People + Strategy Journal

Fall 2020

Insight into Action

How then do you navigate organizational design in a digital age? Embrace cycles of learning, prioritize value creation, leverage teams, disrupt status quo and design based on performance.

By Marc Sokol

Navigating the Future of Organizational Design in a Digital Age

While it is common to contrast present with anticipated future when focusing on change, this issue of People + Strategy offers a different image of how we move toward organization design for a digital age. Think of yourself as having to navigate toward the future; the path is not a straight line. You will, in fact, need to tack back and forth, embracing the seas and winds that surround you. You learn as you go, making adjustments and keeping your crew aligned as you discover the way forward. Here are some implications I see from contributors to this issue.

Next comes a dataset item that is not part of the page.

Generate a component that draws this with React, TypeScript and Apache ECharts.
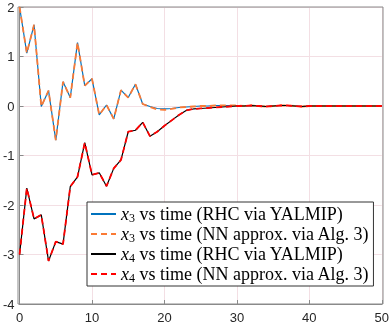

There are many paths forward. As Bob Johansen notes, the future will combine digitally amplified humans and human-centered machines. The easy part is recognizing where automated process and technology dramatically adds value and clearly should replace human action. Also easy is where digital capability enhances human insight, but human-centered performance must remain at the forefront. Robo-advisors at the low end of wealth management and personal advisors at the high end is just one example. Harder to determine are situations where it depends, requiring us to discover how we offer unique value. HR can partner with technology and finance groups to facilitate such evidence-based discovery, mitigating emotional resistance away from or overzealous movement toward digitally-based designs.

Organizational transformation for a digital age requires a multi-dimensional playbook. Rebecca Macieira-Kaufmann offers a compelling view that this requires a team, whose members bring each other along, and where leaders understand how to engage those at different ends of the change spectrum. With help from HR, leaders then manage tensions that arise when we jointly rethink customer experience and business operations as integrated digital processes, and as we balance customer, employee and shareholder expectations. Ingrid Estrada shares the story of how Keysight Technologies achieves world leadership via innovation in digital design with a clear leadership model that guides action at all organization levels, and by engaging employees and customers as partners in process evolution.

HR can prioritize a climate to engage and learn as central for the journey. Christopher Worley reviews how agile practices enable learning and change. The Coca-Cola Company similarly provides real life examples of being a learning organization at scale. Quoting one of their leaders, the core competency is being “okay with not knowing the ultimate answer, being clear on principles and strategy to get started, then let learning and agility drive our answers.”

Purpose powers performance. Joe Whittinghill and CEO Satya Nadella of Microsoft each share a perspective for organizations of the future. They believe the soul of organizational design in a digital age lies not in technology alone, but also in each employee’s experience of purpose and meaning. Yes, digital capabilities will allow companies to emerge from the pandemic faster and stronger, but the real winners will equip their people to be agents of ongoing design and foster a culture of collaboration. Start with why and let the ensuing organizational design enable values into action. As leaders draw attention to these actions and what they represent, we see culture become more coherent and stronger across the enterprise.

Organizational design in a digital age needs to balance compliance, influence and value creation. The path to rethinking digital design starts with changing our mental maps. Metaphors like “navigating the journey” are helpful. Niels Pflaeging, Silke Hermann and Brad Winn also suggest we change our visual images, getting beyond those rooted in the traditional organization chart. That still has value for its capacity to suggest control, but other visuals are just as important, such as social network models of how people are really connected and influence via relationships. They advise us to also visualize a customer value chain where external reputation drives design. Digital design, extending from this perspective, embodies all three mindsets, designing for control and compliance, for influence and for value creation.

Manage the level of tension to drive change forward without derailing it. Executive Roundtable participants reflect on their lessons of leading change. While there are many, one to remember is that senior executives have to create enough discomfort to shake people out of old patterns of thinking, but not so much that they become paralyzed. It’s like a chef turning up the temperature to get a good simmer going while things cook while not letting it boil over or cool down prematurely.

How then do you navigate toward organizational design in a digital age? Five elements seem essential:
  1. Embrace PDCA (plan-do-check-adjust) cycles of continuous learning.
  2. Prioritize value creation, looking to informal networks and hierarchical controls to be in sync. 
  3. Leverage teams for innovation and an enterprise mindset to drive overall system performance.
  4. Be willing to disrupt status quo, challenge sacred cows and increase others’ anxiety up to point where it isn’t paralyzing.
  5. Design based on the core principle to enable, not just control, performance.
All have existed well before the current century. Digital capabilities however accelerate all five, allow increased insight and transparency, and permit us to move beyond geographical and brick-and-mortar constraints of the past. As you navigate your company’s future, focus on digital execution of these practices, and you will surely find yourself sailing in smoother waters.  

Marc Sokol, Ph.D., is Editor-at-Large for People + Strategy and Founder and Principal Consultant at Sage Consulting Resources, LLC.